Price as tested: $30,545
The Niro comes across as a fairly conventional-looking crossover—though no AWD variant is offered. Its blocky exterior means it is incredibly practical for sole transportation duties. While not yet available as a plug-in, like the Prius, it uses a very high thermal efficiency, Atkinson-cycle four, electric motor and very advanced, lithium ion polymer battery pack design.
The Niro’s 139 system horsepower make it a bit fleeter than the Toyota. Even the less-efficient, more luxurious Touring model made mid-9 runs to 60mph. However, it feels much sprightlier than that, as it has 195lb-ft of torque to call upon.
In normal hybrid mode the interchange between the gas and electric drives isn’t handled as seamlessly as it is in the Prius—Toyota’s experience here is evident, as it is when using the regenerative braking system—but put the Niro into Sport mode and Kia’s inclusion of a twin-clutch transmission over a continuously variable one starts to make sense. Driven in this manner, the Niro’s performance also feels more cohesive, given that the chassis and large wheels means it rides quite stiffly. Mileage drops into the low-30s, still not bad for a “crossover,” but nowhere near the numbers achieved by less well-equipped Niros.

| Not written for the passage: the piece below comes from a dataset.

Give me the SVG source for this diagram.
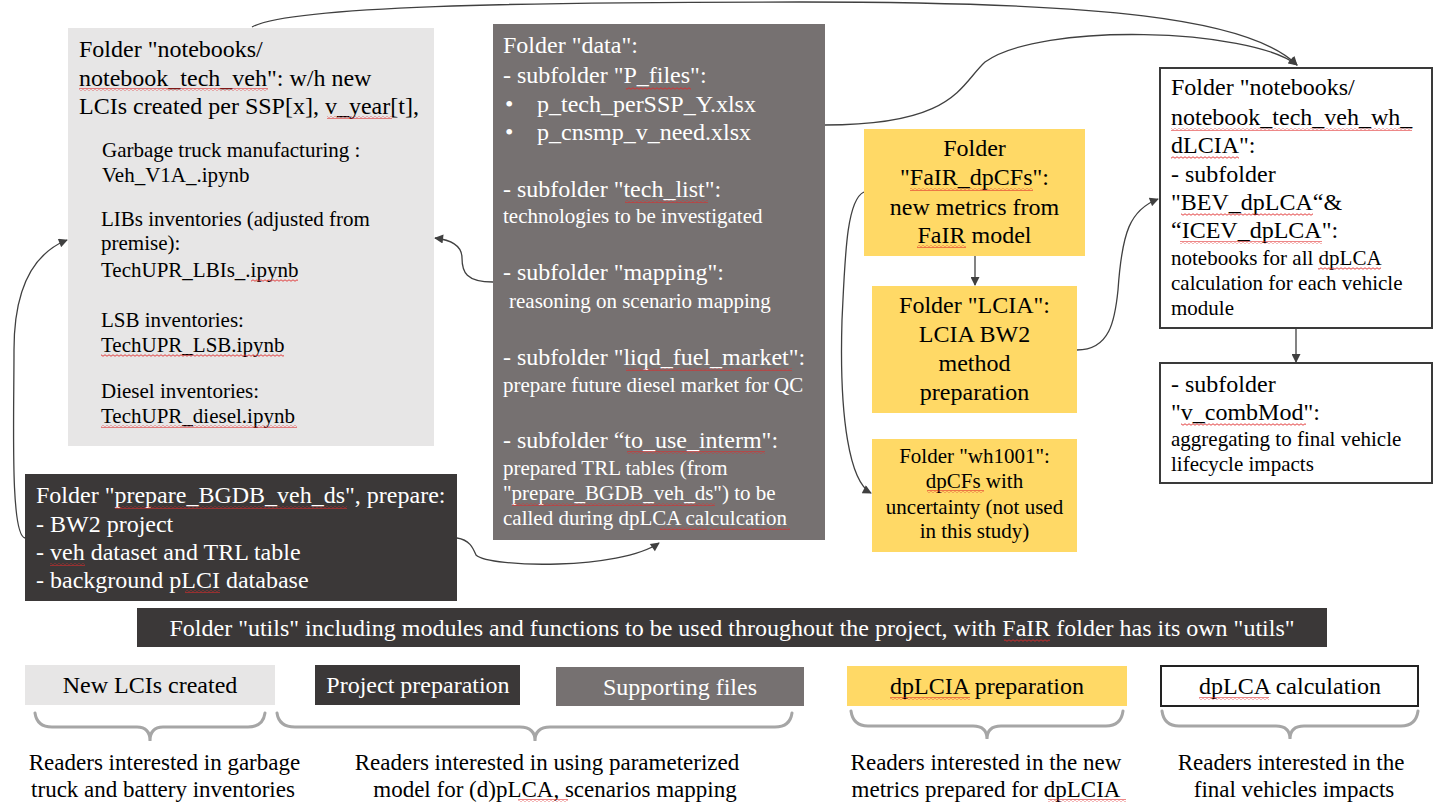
<svg xmlns="http://www.w3.org/2000/svg" width="1436" height="803" viewBox="0 0 1436 803">
<defs>
<marker id="ah" viewBox="0 0 10 10" refX="9" refY="5" markerWidth="11" markerHeight="9" markerUnits="userSpaceOnUse" orient="auto"><path d="M0,0 L10,5 L0,10 z" fill="#404040"/></marker>
<pattern id="wv" width="4" height="3" patternUnits="userSpaceOnUse"><path d="M0,1.5 Q1,0 2,1.5 T4,1.5" fill="none" stroke="#e02a2a" stroke-width="0.9"/></pattern>
<style>
text{font-family:"Liberation Serif","Times New Roman",serif;}
.b{font-size:24px;}
.s{font-size:21px;}
.k{fill:#000;}
.w{fill:#fff;}
.c{text-anchor:middle;}
.con{fill:none;stroke:#404040;stroke-width:1.3;}
.brace{fill:none;stroke:#a6a6a6;stroke-width:3;stroke-linecap:round;}
.sq{fill:url(#wv);}
</style>
</defs>
<rect width="1436" height="803" fill="#fff"/>

<g id="connectors">
<path class="con" d="M252,27 C290,6 520,2 800,2 C1100,2 1250,18 1297,65" marker-end="url(#ah)"/>
<path class="con" d="M825,125 C955,125 960,85 985,62 C1040,22 1250,28 1297,65" marker-end="url(#ah)"/>
<path class="con" d="M493,282 C466,282 462,272 462,258 C462,246 452,240 435,238" marker-end="url(#ah)"/>
<path class="con" d="M457,538 C470,540 473,548 476,555 C490,568 620,570 659,543" marker-end="url(#ah)"/>
<path class="con" d="M25,538 C10,535 14,420 14,350 C14,290 32,254 67,240" marker-end="url(#ah)"/>
<path class="con" d="M864,192 C846,200 845,260 842,320 C839,420 850,482 871,493" marker-end="url(#ah)"/>
<path class="con" d="M1077,350 C1110,350 1115,320 1118,290 C1122,232 1130,210 1158,199" marker-end="url(#ah)"/>
<path class="con" d="M975,256 L975,285" marker-end="url(#ah)"/>
<path class="con" d="M1296,328 L1296,362" marker-end="url(#ah)"/>
</g>

<g id="node-notebooks-tech-veh">
<rect x="68" y="28" width="366" height="418" fill="#e7e6e6"/>
<text class="b k" x="79" y="57">Folder "notebooks/</text>
<text class="b k" x="79" y="85.5">notebook_tech_veh": w/h new</text>
<text class="b k" x="79" y="114">LCIs created per SSP[x], v_year[t],</text>
<text class="s k" x="102" y="157">Garbage truck manufacturing :</text>
<text class="s k" x="102" y="182">Veh_V1A_.ipynb</text>
<text class="s k" x="101" y="226">LIBs inventories (adjusted from</text>
<text class="s k" x="101" y="250">premise):</text>
<text class="s k" x="101" y="277">TechUPR_LBIs_.ipynb</text>
<text class="s k" x="101" y="327">LSB inventories:</text>
<text class="s k" x="101" y="352">TechUPR_LSB.ipynb</text>
<text class="s k" x="101" y="398">Diesel inventories:</text>
<text class="s k" x="101" y="423">TechUPR_diesel.ipynb</text>
<rect class="sq" x="79" y="88" width="189" height="3"/>
<rect class="sq" x="327" y="116" width="65" height="3"/>
<rect class="sq" x="251" y="279" width="47" height="3"/>
<rect class="sq" x="101" y="354" width="183" height="3"/>
<rect class="sq" x="101" y="425" width="196" height="3"/>
</g>

<g id="node-data">
<rect x="493" y="24" width="332" height="516" fill="#767171"/>
<text class="b w" x="503" y="53">Folder "data":</text>
<text class="b w" x="503" y="83">- subfolder "P_files":</text>
<text class="b w" x="505" y="112">•</text><text class="b w" x="537" y="112">p_tech_perSSP_Y.xlsx</text>
<text class="b w" x="505" y="140">•</text><text class="b w" x="537" y="140">p_cnsmp_v_need.xlsx</text>
<text class="b w" x="503" y="197">- subfolder "tech_list":</text>
<text class="s w" x="503" y="223">technologies to be investigated</text>
<text class="b w" x="503" y="280">- subfolder "mapping":</text>
<text class="s w" x="509" y="308">reasoning on scenario mapping</text>
<text class="b w" x="503" y="365">- subfolder "liqd_fuel_market":</text>
<text class="s w" x="503" y="392">prepare future diesel market for QC</text>
<text class="b w" x="503" y="448">- subfolder “to_use_interm":</text>
<text class="s w" x="503" y="475">prepared TRL tables (from</text>
<text class="s w" x="503" y="500">"prepare_BGDB_veh_ds") to be</text>
<text class="s w" x="503" y="525">called during dpLCA calculcation</text>
<rect class="sq" x="626" y="87" width="65" height="3"/>
<rect class="sq" x="625" y="200" width="83" height="3"/>
<rect class="sq" x="626" y="368" width="166" height="3"/>
<rect class="sq" x="627" y="451" width="138" height="3"/>
<rect class="sq" x="512" y="503" width="203" height="3"/>
<rect class="sq" x="660" y="527" width="47" height="3"/>
<rect class="sq" x="710" y="527" width="80" height="3"/>
</g>

<g id="node-prepare">
<rect x="25" y="474" width="432" height="127" fill="#3b3838"/>
<text class="b w" x="36" y="503">Folder "prepare_BGDB_veh_ds", prepare:</text>
<text class="b w" x="36" y="532">- BW2 project</text>
<text class="b w" x="36" y="560">- veh dataset and TRL table</text>
<text class="b w" x="36" y="588">- background pLCI database</text>
<rect class="sq" x="115" y="506" width="232" height="3"/>
<rect class="sq" x="50" y="563" width="35" height="3"/>
<rect class="sq" x="185" y="590" width="35" height="3"/>
</g>

<g id="node-fair">
<rect x="864" y="129" width="221" height="127" fill="#ffd966"/>
<text class="b k c" x="974.5" y="156">Folder</text>
<text class="b k c" x="974.5" y="185">"FaIR_dpCFs":</text>
<text class="b k c" x="974.5" y="215">new metrics from</text>
<text class="b k c" x="974.5" y="243">FaIR model</text>
<rect class="sq" x="910" y="188" width="123" height="3"/>
<rect class="sq" x="917" y="245" width="49" height="3"/>
</g>

<g id="node-lcia">
<rect x="872" y="286" width="205" height="127" fill="#ffd966"/>
<text class="b k c" x="974.5" y="313">Folder "LCIA":</text>
<text class="b k c" x="974.5" y="342">LCIA BW2</text>
<text class="b k c" x="974.5" y="371">method</text>
<text class="b k c" x="974.5" y="400">preparation</text>
</g>

<g id="node-wh1001">
<rect x="872" y="439" width="205" height="113" fill="#ffd966"/>
<text class="s k c" x="974.5" y="463">Folder "wh1001":</text>
<text class="s k c" x="974.5" y="488">dpCFs with</text>
<text class="s k c" x="974.5" y="514">uncertainty (not used</text>
<text class="s k c" x="974.5" y="538">in this study)</text>
<rect class="sq" x="927" y="490" width="57" height="3"/>
</g>

<g id="node-dlcia">
<rect x="1160" y="68" width="272" height="260" fill="#fff" stroke="#3a3a3a" stroke-width="2"/>
<text class="b k" x="1171" y="95">Folder "notebooks/</text>
<text class="b k" x="1171" y="125">notebook_tech_veh_wh_</text>
<text class="b k" x="1171" y="153">dLCIA":</text>
<text class="b k" x="1171" y="182">- subfolder</text>
<text class="b k" x="1171" y="210">"BEV_dpLCA“&amp;</text>
<text class="b k" x="1171" y="238">“ICEV_dpLCA":</text>
<text class="s k" x="1171" y="265">notebooks for all dpLCA</text>
<text class="s k" x="1171" y="290">calculation for each vehicle</text>
<text class="s k" x="1171" y="315">module</text>
<rect class="sq" x="1171" y="128" width="241" height="3"/>
<rect class="sq" x="1171" y="156" width="68" height="3"/>
<rect class="sq" x="1181" y="213" width="132" height="3"/>
<rect class="sq" x="1180" y="241" width="142" height="3"/>
<rect class="sq" x="1318" y="267" width="63" height="3"/>
</g>

<g id="node-combmod">
<rect x="1160" y="363" width="272" height="120" fill="#fff" stroke="#3a3a3a" stroke-width="2"/>
<text class="b k" x="1171" y="392">- subfolder</text>
<text class="b k" x="1171" y="420">"v_combMod":</text>
<text class="s k" x="1171" y="446">aggregating to final vehicle</text>
<text class="s k" x="1171" y="471">lifecycle impacts</text>
<rect class="sq" x="1181" y="423" width="125" height="3"/>
</g>

<g id="node-utils">
<rect x="137" y="608" width="1190" height="39" fill="#3b3838"/>
<text class="w c" x="732" y="636" style="font-size:24px">Folder "utils" including modules and functions to be used throughout the project, with FaIR folder has its own "utils"</text>
<rect class="sq" x="1004" y="639" width="46" height="3"/>
</g>

<g id="legend">
<rect x="25" y="665" width="250" height="40" fill="#e7e6e6"/>
<text class="k c" x="150" y="693" style="font-size:24px">New LCIs created</text>
<rect x="315" y="665" width="205" height="40" fill="#3b3838"/>
<text class="w c" x="418" y="693" style="font-size:24px">Project preparation</text>
<rect x="556" y="667" width="248" height="39" fill="#767171"/>
<text class="w c" x="680" y="695" style="font-size:24px">Supporting files</text>
<rect x="847" y="666" width="280" height="40" fill="#ffd966"/>
<text class="k c" x="987" y="694" style="font-size:24px">dpLCIA preparation</text>
<rect x="1161" y="666" width="257" height="40" fill="#fff" stroke="#222" stroke-width="2"/>
<text class="k c" x="1290" y="694" style="font-size:24px">dpLCA calculation</text>
<rect class="sq" x="890" y="697" width="80" height="3"/>
<rect class="sq" x="1199" y="697" width="70" height="3"/>
</g>

<g id="braces">
<path class="brace" d="M35,713 Q37,727 52,727 L137,727 Q150,727 150,741 Q150,727 163,727 L248,727 Q263,727 265,713"/>
<path class="brace" d="M277,713 Q279,727 295,727 L520,727 Q535,727 535,741 Q535,727 550,727 L775,727 Q790,727 792,713"/>
<path class="brace" d="M851,711 Q853,726 868,726 L973,726 Q987,726 987,739 Q987,726 1001,726 L1106,726 Q1121,726 1123,711"/>
<path class="brace" d="M1162,711 Q1164,726 1179,726 L1276,726 Q1290,726 1290,739 Q1290,726 1304,726 L1401,726 Q1416,726 1418,711"/>
</g>

<g id="audience-notes">
<text class="k c" x="164.5" y="770" style="font-size:23px">Readers interested in garbage</text>
<text class="k c" x="163" y="797" style="font-size:23px">truck and battery inventories</text>
<text class="k c" x="547" y="770" style="font-size:23px">Readers interested in using parameterized</text>
<text class="k c" x="555" y="797" style="font-size:23px">model for (d)pLCA, scenarios mapping</text>
<text class="k c" x="986" y="770" style="font-size:23px">Readers interested in the new</text>
<text class="k c" x="986" y="797" style="font-size:23px">metrics prepared for dpLCIA</text>
<text class="k c" x="1291" y="770" style="font-size:23px">Readers interested in the</text>
<text class="k c" x="1294" y="797" style="font-size:23px">final vehicles impacts</text>
<rect class="sq" x="518" y="799" width="50" height="3"/>
<rect class="sq" x="1048" y="799" width="78" height="3"/>
</g>
</svg>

That’s forgiven when a hot day encourages you to turn on the ventilated seats, or use the heated steering wheel on a chilly morning. The Kia UVO infotainment system is a conventional, well-resolved touch-based system, and those who choose it wont feel like they are missing out on the other luxuries in life.
Price as tested: $54,695
BMW’s i3 does force one to make choices; thankfully it thrills in other ways the Asian duo can’t. It is an almost perfect city car, with the ability to turn around almost on its own axis. It also offers great ride quality and a very quiet ride. The i3 has really strong off-the-line urge (0-60mph in 7 seconds but it feels faster), meaning you can punch into any available gap in heavy traffic with ease and beat everyone from the lights, along with interactive steering and kart-like feel to the handling.
But there are no power seats available (and the manual ones limit adjustments), its displays look like placeholders until something better comes along, and it gets very expensive—and has tended to depreciate—very rapidly. The 2017 model has significantly more range—both as an electric car, or in the Range Extender model, whose 2-cylinder gasoline motor adds 30-40 more miles of driving to the 33kWh battery’s 120.
The i3 is the coolest looking, nicest finished, most advanced and most entertaining of this trio, but the ferocious pace of advancement in EV tech means it almost starts to feel as obsolete as a smartphone now does after a few years.
The BMW and Toyota also can qualify from large state and federal tax incentives. This may change with the current review of automotive emissions at the EPA, so if this type of vehicle speaks to you, it might be best to act quickly. If efficient and pragmatic transport is all that is necessary, the Kia makes a compelling alternative.